Los verdaderos poderes fácticos, los que forman parte de ese círculo rojo de privilegios obscenos, pusieron su pie bien grande (enorme) sobre los sueños que hoy son derrotas. Trabajadores de todas las áreas, los jubilados apaleados de los miércoles en la puerta del Congreso, los empleados públicos que se volvieron mala palabra como los periodistas o los artistas que tienen la osadía de criticar al gobierno; los científicos que alguna vez fueron un orgullo nacional y hoy forman parte de los despojos de un país diezmado, habitan sobre el tembladeral de una Argentina desconocida para la gran mayoría, arrasada, pensada para unos pocos, plagada de efectos mediáticos distractivos, Fake News y una normalizada y naturalizada posverdad.

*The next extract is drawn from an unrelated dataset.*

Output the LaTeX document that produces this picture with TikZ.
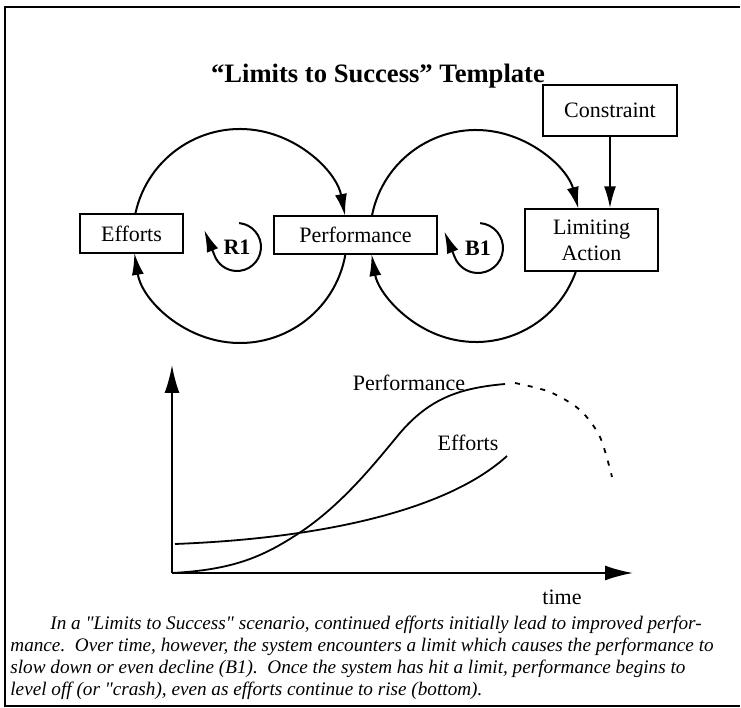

Es en esa especie de circo oscuro, siniestro, donde pareciera que los personajes de La Ratonera que cuenta Shakespeare en Hamlet están de regreso una y otra vez, siempre dispuestos a repetir la parodia para entretener y agasajar al rey (que está desnudo por más que quieran arroparlo), que el tiempo vuela con destino al comienzo de este siglo, donde otro intento de reforma laboral que, como éste que se debate en el Senado, echaba por tierra los derechos de las y los trabajadores, terminó en una tragedia y puso en peligro la democracia.
Este es otro ciclo que se repite, es la traición y el triunfo de la mentira donde la verdadera batalla perdida no es la económica sino la cultural. El dolor de la derrota se siente a diario, un silencio vacío, hueco, acompaña los días a la espera de un cambio que no llegará sólo, a la espera de nuevos líderes que busquen reemplazar el odio con amor y empatía.
Pero el futuro no está escrito, no es un destino preestablecido, sino una construcción activa, personal y al mismo tiempo colectiva, plasmada sobre las decisiones y las acciones que tienen lugar en el presente. Tal como escribió Borges: “El futuro es lo que vamos a hacer, no lo que va a pasar”.